On Thu, Jan 16, 2014 at 12:07 PM, Cantor, Scott
<>
wrote:
> On 1/16/14, 11:28 AM, "Joe St Sauver"
> <>
> wrote:
>>
>>-- The signing certifcate is defined as: "an X.509v3 certificate
>>containing a public key used to verify the signature on a metadata file;
>>a container for an RSA 2048-bit public key"
>>
>>Might it be better to describe the cert as "an X.509v3 (RFC3280) digital
>>certificate tying an identity to a public/private keypair"?

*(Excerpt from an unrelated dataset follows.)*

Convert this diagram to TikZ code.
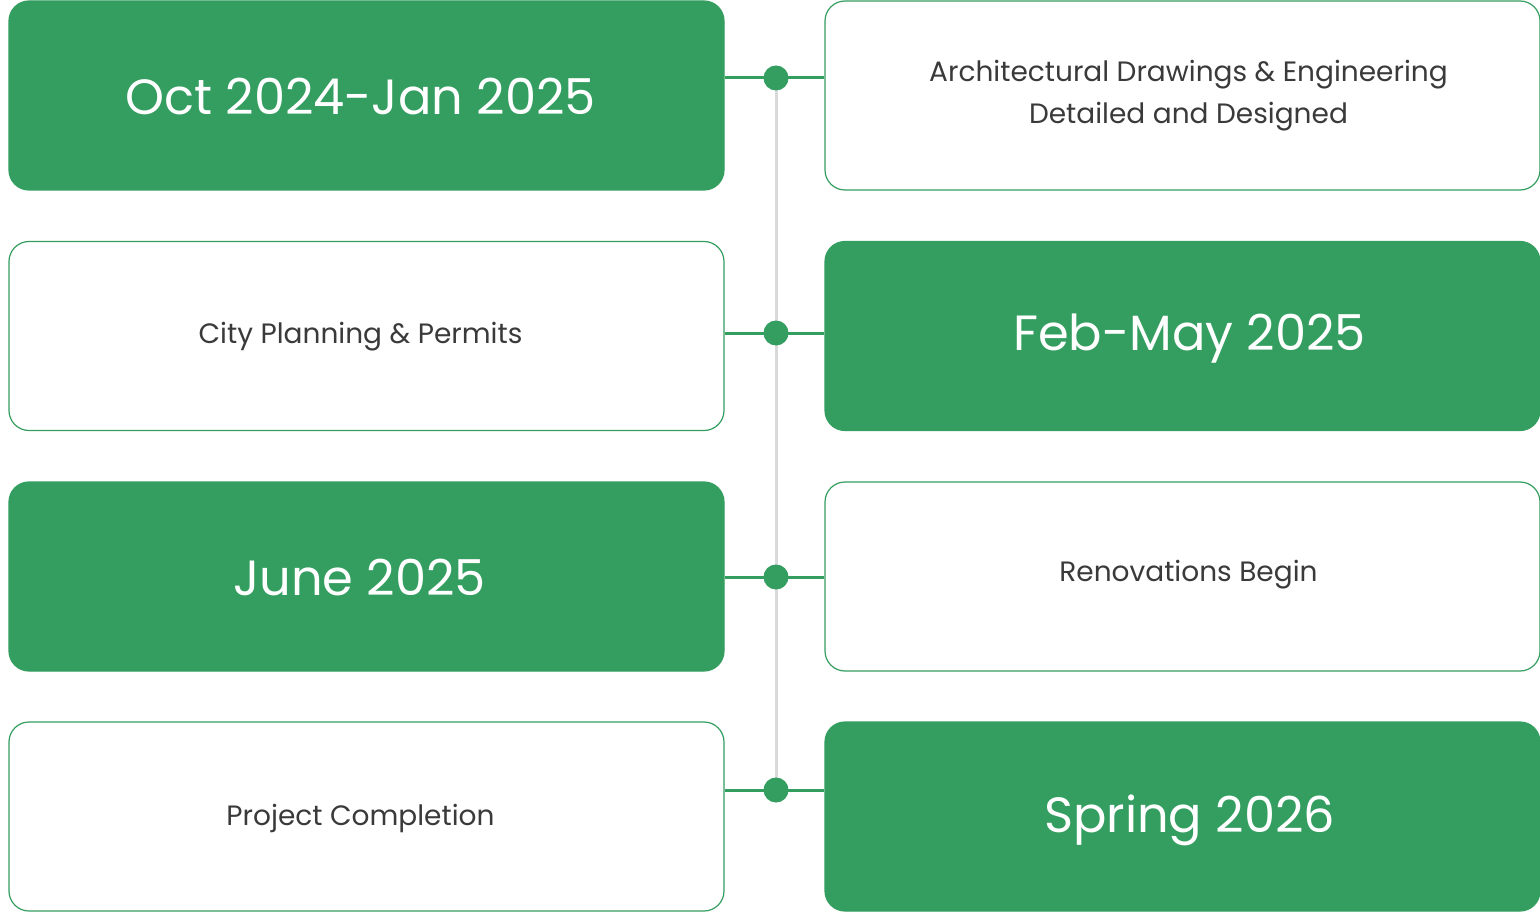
\documentclass[tikz,border=0pt]{standalone}
\usepackage{fontspec}
\setmainfont{Poppins}
\usetikzlibrary{calc}
\definecolor{tgreen}{HTML}{339E60}
\definecolor{tgrey}{HTML}{D9D9D9}
\definecolor{ttext}{HTML}{3A3A3A}
\begin{document}
\begin{tikzpicture}[x=1pt,y=-1pt,
  box/.style={rounded corners=20pt, minimum width=715pt, minimum height=189pt, inner sep=0pt, line width=1.2pt},
  datebox/.style={box, fill=tgreen, draw=tgreen},
  descbox/.style={box, fill=white, draw=tgreen},
  datetext/.style={align=center, text=white, font=\fontsize{49.5}{60}\selectfont},
  desctext/.style={align=center, text=ttext, font=\fontsize{28}{42}\selectfont},
  dot/.style={circle, fill=tgreen, minimum size=25pt, inner sep=0pt},
  link/.style={draw=tgreen, line width=3pt},
  spine/.style={draw=tgrey, line width=3pt}]
\useasboundingbox (0,0) rectangle (1540,912);
\fill[white] (0,0) rectangle (1540,912);
\node[datebox] (L1) at (366.5,95.5) {};
\node[descbox] (R1) at (1182.5,95.5) {};
\node[descbox] (L2) at (366.5,336) {};
\node[datebox] (R2) at (1182.5,336) {};
\node[datebox] (L3) at (366.5,576.5) {};
\node[descbox] (R3) at (1182.5,576.5) {};
\node[descbox] (L4) at (366.5,816.5) {};
\node[datebox] (R4) at (1182.5,816.5) {};
\node[datetext] (L1t) at ($(L1)+(-6,1)$) {Oct 2024-Jan 2025};
\node[desctext] (R1t) at ($(R1)+(6,0)$) {Architectural Drawings \& Engineering\\Detailed and Designed};
\node[desctext] (L2t) at ($(L2)+(-6,1)$) {City Planning \& Permits};
\node[datetext] (R2t) at ($(R2)+(7,3)$) {Feb-May 2025};
\node[datetext] (L3t) at ($(L3)+(-7,1)$) {June 2025};
\node[desctext] (R3t) at ($(R3)+(6,-2)$) {Renovations Begin};
\node[desctext] (L4t) at ($(L4)+(-6,2)$) {Project Completion};
\node[datetext] (R4t) at ($(R4)+(7,4)$) {Spring 2026};
\coordinate (c1) at (776,78);
\coordinate (c2) at (776,333);
\coordinate (c3) at (776,577);
\coordinate (c4) at (776,790);
\draw[spine] (c1) -- (c4);
\draw[link] (c1 -| L1.east) -- (c1 -| R1.west);
\draw[link] (c2 -| L2.east) -- (c2 -| R2.west);
\draw[link] (c3 -| L3.east) -- (c3 -| R3.west);
\draw[link] (c4 -| L4.east) -- (c4 -| R4.west);
\node[dot] (d1) at (c1) {};
\node[dot] (d2) at (c2) {};
\node[dot] (d3) at (c3) {};
\node[dot] (d4) at (c4) {};
\end{tikzpicture}
\end{document}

That RFC is obsolete but in any case...

> No, there is no identity involved from the point of view of how the
> certificate is being used. Adding in language that turns the certificate
> into something more than a key container is definitely not the direction
> we want.

Agreed, but the fact that this triggered a response from Joe says that
the wording is not correct. How 'bout if we change this:

"an X.509v3 certificate containing a public key"

to this:

"a self-signed X.509v3 certificate containing a public key"

?

Joe, to understand why your suggestion is actually a step in reverse,
you have to go back to Phase 1 and recall that we've completely
eliminated all traces of the legacy X.509 PKI associated with the
metadata signing key. So adding a reference to RFC5280 (or whatever)
is actually a contradiction.

>>And as for the public key "container," in InCommon usage, wouldn't that
>>actually normally be a PEM-format file, e.g.,
>>http://md.incommon.org/certs/inc-md-cert.pem ?
>
> It could be in any format you can express a certificate, I guess, PEM
> included.

The word "container" is used here in a completely non-technical
manner. For the purposes of this document, the format of the
certificate is irrelevant. In fact, if we could remove the certificate
wrapper and expose the bare public key (without breaking anything), we
would.

>>(btw, if you try to go to https://md.incommon.org/certs/inc-md-cert.pem
>>you get a cert error, because that host uses a cert that's only valid
>>for wayf.incommonfederation.org,
>
> I don't think the TLS option was on the table, based on the last round of
> conversation about this on TAC, but I'd have to go back and look.

Right, this is still an open question. IJ and I need to consider our
options and then I promised TAC I would bring this issue back for
further discussion and eventual resolution.